▶ [Work instructions]: Copy the data below exactly, omitting any picture it contains.

========================================

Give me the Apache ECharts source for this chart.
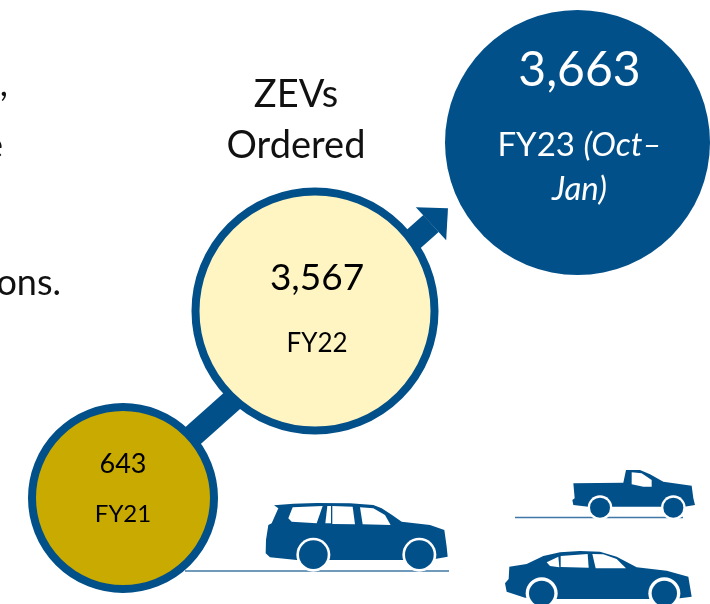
<!DOCTYPE html>
<html lang="en">
<head>
    <meta charset="UTF-8">
    <title>ZEVs Ordered</title>
    <style>
        html,body{margin:0;padding:0;background:#fff;}
        #main{width:710px;height:604px;}
    </style>
    <script src="https://cdn.jsdelivr.net/npm/echarts@6/dist/echarts.min.js"></script>
</head>
<body>
<div id="main"></div>
<script>
    // values
    let fiscalYears = ['FY21', 'FY22', 'FY23'];
    let zevsOrdered = [643, 3567, 3663];
    let title = ['ZEVs', 'Ordered'];

    // where things sit, in page pixels (axes below are 710 x 604)
    let centers = [[123, 498], [315, 311], [577.5, 142.5]];
    let sizes = [182, 239, 265];
    let fills = ['#c8aa00', '#fff5c3', '#02508a'];
    let navy = '#02508a';
    let font = 'Lato';

    function vehicle(x, y, body, windows, wheels, wheelR, ringR) {
        let kids = [{type: 'polygon', shape: {points: body}, style: {fill: navy}}];
        windows.forEach(function (w) {
            kids.push({type: 'polygon', shape: {points: w}, style: {fill: '#fff'}});
        });
        wheels.forEach(function (c) {
            kids.push({type: 'circle', shape: {cx: c[0], cy: c[1], r: ringR}, style: {fill: '#fff'}});
            kids.push({type: 'circle', shape: {cx: c[0], cy: c[1], r: wheelR}, style: {fill: navy}});
        });
        return {type: 'group', x: x, y: y, scaleX: 1 / 3, scaleY: 1 / 3, children: kids};
    }

    function ground(x1, x2, y) {
        return {type: 'line', shape: {x1: x1, y1: y, x2: x2, y2: y}, style: {stroke: '#3f78a6', lineWidth: 1.5}};
    }

    function leftText(s, x, y) {
        return {type: 'text', x: x, y: y, style: {text: s, fill: '#111', font: '36px ' + font, textAlign: 'right', textVerticalAlign: 'middle'}};
    }

    let suv = vehicle(250, 480,
        [[72,76],[130,71],[200,69],[300,70],[370,75],[395,85],[425,104],[455,125],[540,135],[583,150],[590,200],[593,230],[555,237],[460,240],[240,240],[140,240],[60,232],[47,220],[48,180],[55,135],[65,130],[85,85]],
        [[[128,82],[218,78],[200,130],[125,125],[115,115]],
         [[232,78],[243,78],[243,130],[226,130]],
         [[247,78],[308,80],[315,133],[247,132]],
         [[330,82],[370,85],[405,105],[422,135],[338,133]]],
        [[190,224],[508,224]], 43, 51);

    let pickup = vehicle(500, 455,
        [[220,85],[370,83],[378,45],[420,45],[450,58],[490,80],[575,92],[580,130],[585,150],[553,155],[335,155],[265,155],[220,150],[217,135],[224,130]],
        [[[395,52],[425,55],[455,75],[455,95],[430,95],[395,88]]],
        [[300,158],[520,158]], 30, 37);

    let sedan = vehicle(500, 455,
        [[28,335],[80,327],[130,303],[180,292],[240,288],[300,290],[350,305],[410,337],[500,347],[565,365],[575,425],[540,430],[448,432],[170,432],[75,428],[20,410],[15,385],[26,372]],
        [[[140,322],[175,305],[178,337],[150,333]],
         [[182,303],[263,297],[266,338],[182,336]],
         [[277,297],[310,298],[350,312],[378,340],[287,340]]],
        [[125,415],[493,415]], 38, 48);

    let labelRich = {
        big0: {fontFamily: font, fontSize: 27, color: '#000', lineHeight: 50},
        small0: {fontFamily: font, fontSize: 24, color: '#000', lineHeight: 50},
        big1: {fontFamily: font, fontSize: 37, color: '#000', lineHeight: 66},
        small1: {fontFamily: font, fontSize: 26, color: '#000', lineHeight: 66},
        big2: {fontFamily: font, fontSize: 48, color: '#fff', lineHeight: 106},
        small2: {fontFamily: font, fontSize: 33, color: '#fff', lineHeight: 44},
        ital: {fontFamily: font, fontSize: 33, color: '#fff', lineHeight: 44, fontStyle: 'italic'}
    };

    function labelText(i) {
        let v = '{big' + i + '|' + zevsOrdered[i].toLocaleString('en-US') + '}\n';
        if (i === 2) {
            return v + '{small2|' + fiscalYears[i] + ' }{ital|(Oct–}\n{ital|Jan)}';
        }
        return v + '{small' + i + '|' + fiscalYears[i] + '}';
    }

    let points = fiscalYears.map(function (name, i) {
        return {
            name: name,
            value: centers[i],
            symbolSize: sizes[i],
            itemStyle: {color: fills[i], borderColor: navy, borderWidth: i === 2 ? 0 : 8, opacity: 1},
            label: {show: true, position: 'inside', align: 'center', offset: [[0, -9], [2, 0], [2, -28]][i], formatter: labelText(i), rich: labelRich}
        };
    });

    let myChart = echarts.init(document.getElementById('main'));
    let option = {
        animation: false,
        backgroundColor: '#fff',
        grid: {left: 0, right: 0, top: 0, bottom: 0},
        xAxis: {type: 'value', min: 0, max: 710, show: false},
        yAxis: {type: 'value', min: 0, max: 604, inverse: true, show: false},
        graphic: [
            leftText(',', 8, 84),
            leftText('e', 3, 146),
            leftText('ons.', 61, 283),
            {type: 'text', x: 296, y: 95, style: {text: title[0], fill: '#111', font: '38px ' + font, textAlign: 'center', textVerticalAlign: 'middle'}},
            {type: 'text', x: 296, y: 146, style: {text: title[1], fill: '#111', font: '38px ' + font, textAlign: 'center', textVerticalAlign: 'middle'}},
            ground(185, 449, 571),
            ground(515, 683, 517.5),
            suv, pickup, sedan
        ],
        series: [
            {
                type: 'line', z: 1, silent: true, showSymbol: false, clip: false,
                lineStyle: {color: navy, width: 23, cap: 'butt'},
                data: [centers[0], [431, 223.5]]
            },
            {
                type: 'scatter', z: 1, silent: true, clip: false,
                symbol: 'triangle', symbolSize: [45, 23], symbolRotate: -47.6,
                itemStyle: {color: navy, opacity: 1},
                data: [[439.5, 216]]
            },
            {
                type: 'scatter', z: 3, silent: true, clip: false,
                data: points
            }
        ]
    };
    myChart.setOption(option, true);
</script>
</body>
</html>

========================================

▶ [Solution for this exercise]:
Give me the Apache ECharts source for this chart.
<!DOCTYPE html>
<html lang="en">
<head>
    <meta charset="UTF-8">
    <title>ZEVs Ordered</title>
    <style>
        html,body{margin:0;padding:0;background:#fff;}
        #main{width:710px;height:604px;}
    </style>
    <script src="https://cdn.jsdelivr.net/npm/echarts@6/dist/echarts.min.js"></script>
</head>
<body>
<div id="main"></div>
<script>
    // values
    let fiscalYears = ['FY21', 'FY22', 'FY23'];
    let zevsOrdered = [643, 3567, 3663];
    let title = ['ZEVs', 'Ordered'];

    // where things sit, in page pixels (axes below are 710 x 604)
    let centers = [[123, 498], [315, 311], [577.5, 142.5]];
    let sizes = [182, 239, 265];
    let fills = ['#c8aa00', '#fff5c3', '#02508a'];
    let navy = '#02508a';
    let font = 'Lato';

    function vehicle(x, y, body, windows, wheels, wheelR, ringR) {
        let kids = [{type: 'polygon', shape: {points: body}, style: {fill: navy}}];
        windows.forEach(function (w) {
            kids.push({type: 'polygon', shape: {points: w}, style: {fill: '#fff'}});
        });
        wheels.forEach(function (c) {
            kids.push({type: 'circle', shape: {cx: c[0], cy: c[1], r: ringR}, style: {fill: '#fff'}});
            kids.push({type: 'circle', shape: {cx: c[0], cy: c[1], r: wheelR}, style: {fill: navy}});
        });
        return {type: 'group', x: x, y: y, scaleX: 1 / 3, scaleY: 1 / 3, children: kids};
    }

    function ground(x1, x2, y) {
        return {type: 'line', shape: {x1: x1, y1: y, x2: x2, y2: y}, style: {stroke: '#3f78a6', lineWidth: 1.5}};
    }

    function leftText(s, x, y) {
        return {type: 'text', x: x, y: y, style: {text: s, fill: '#111', font: '36px ' + font, textAlign: 'right', textVerticalAlign: 'middle'}};
    }

    let suv = vehicle(250, 480,
        [[72,76],[130,71],[200,69],[300,70],[370,75],[395,85],[425,104],[455,125],[540,135],[583,150],[590,200],[593,230],[555,237],[460,240],[240,240],[140,240],[60,232],[47,220],[48,180],[55,135],[65,130],[85,85]],
        [[[128,82],[218,78],[200,130],[125,125],[115,115]],
         [[232,78],[243,78],[243,130],[226,130]],
         [[247,78],[308,80],[315,133],[247,132]],
         [[330,82],[370,85],[405,105],[422,135],[338,133]]],
        [[190,224],[508,224]], 43, 51);

    let pickup = vehicle(500, 455,
        [[220,85],[370,83],[378,45],[420,45],[450,58],[490,80],[575,92],[580,130],[585,150],[553,155],[335,155],[265,155],[220,150],[217,135],[224,130]],
        [[[395,52],[425,55],[455,75],[455,95],[430,95],[395,88]]],
        [[300,158],[520,158]], 30, 37);

    let sedan = vehicle(500, 455,
        [[28,335],[80,327],[130,303],[180,292],[240,288],[300,290],[350,305],[410,337],[500,347],[565,365],[575,425],[540,430],[448,432],[170,432],[75,428],[20,410],[15,385],[26,372]],
        [[[140,322],[175,305],[178,337],[150,333]],
         [[182,303],[263,297],[266,338],[182,336]],
         [[277,297],[310,298],[350,312],[378,340],[287,340]]],
        [[125,415],[493,415]], 38, 48);

    let labelRich = {
        big0: {fontFamily: font, fontSize: 27, color: '#000', lineHeight: 50},
        small0: {fontFamily: font, fontSize: 24, color: '#000', lineHeight: 50},
        big1: {fontFamily: font, fontSize: 37, color: '#000', lineHeight: 66},
        small1: {fontFamily: font, fontSize: 26, color: '#000', lineHeight: 66},
        big2: {fontFamily: font, fontSize: 48, color: '#fff', lineHeight: 106},
        small2: {fontFamily: font, fontSize: 33, color: '#fff', lineHeight: 44},
        ital: {fontFamily: font, fontSize: 33, color: '#fff', lineHeight: 44, fontStyle: 'italic'}
    };

    function labelText(i) {
        let v = '{big' + i + '|' + zevsOrdered[i].toLocaleString('en-US') + '}\n';
        if (i === 2) {
            return v + '{small2|' + fiscalYears[i] + ' }{ital|(Oct–}\n{ital|Jan)}';
        }
        return v + '{small' + i + '|' + fiscalYears[i] + '}';
    }

    let points = fiscalYears.map(function (name, i) {
        return {
            name: name,
            value: centers[i],
            symbolSize: sizes[i],
            itemStyle: {color: fills[i], borderColor: navy, borderWidth: i === 2 ? 0 : 8, opacity: 1},
            label: {show: true, position: 'inside', align: 'center', offset: [[0, -9], [2, 0], [2, -28]][i], formatter: labelText(i), rich: labelRich}
        };
    });

    let myChart = echarts.init(document.getElementById('main'));
    let option = {
        animation: false,
        backgroundColor: '#fff',
        grid: {left: 0, right: 0, top: 0, bottom: 0},
        xAxis: {type: 'value', min: 0, max: 710, show: false},
        yAxis: {type: 'value', min: 0, max: 604, inverse: true, show: false},
        graphic: [
            leftText(',', 8, 84),
            leftText('e', 3, 146),
            leftText('ons.', 61, 283),
            {type: 'text', x: 296, y: 95, style: {text: title[0], fill: '#111', font: '38px ' + font, textAlign: 'center', textVerticalAlign: 'middle'}},
            {type: 'text', x: 296, y: 146, style: {text: title[1], fill: '#111', font: '38px ' + font, textAlign: 'center', textVerticalAlign: 'middle'}},
            ground(185, 449, 571),
            ground(515, 683, 517.5),
            suv, pickup, sedan
        ],
        series: [
            {
                type: 'line', z: 1, silent: true, showSymbol: false, clip: false,
                lineStyle: {color: navy, width: 23, cap: 'butt'},
                data: [centers[0], [431, 223.5]]
            },
            {
                type: 'scatter', z: 1, silent: true, clip: false,
                symbol: 'triangle', symbolSize: [45, 23], symbolRotate: -47.6,
                itemStyle: {color: navy, opacity: 1},
                data: [[439.5, 216]]
            },
            {
                type: 'scatter', z: 3, silent: true, clip: false,
                data: points
            }
        ]
    };
    myChart.setOption(option, true);
</script>
</body>
</html>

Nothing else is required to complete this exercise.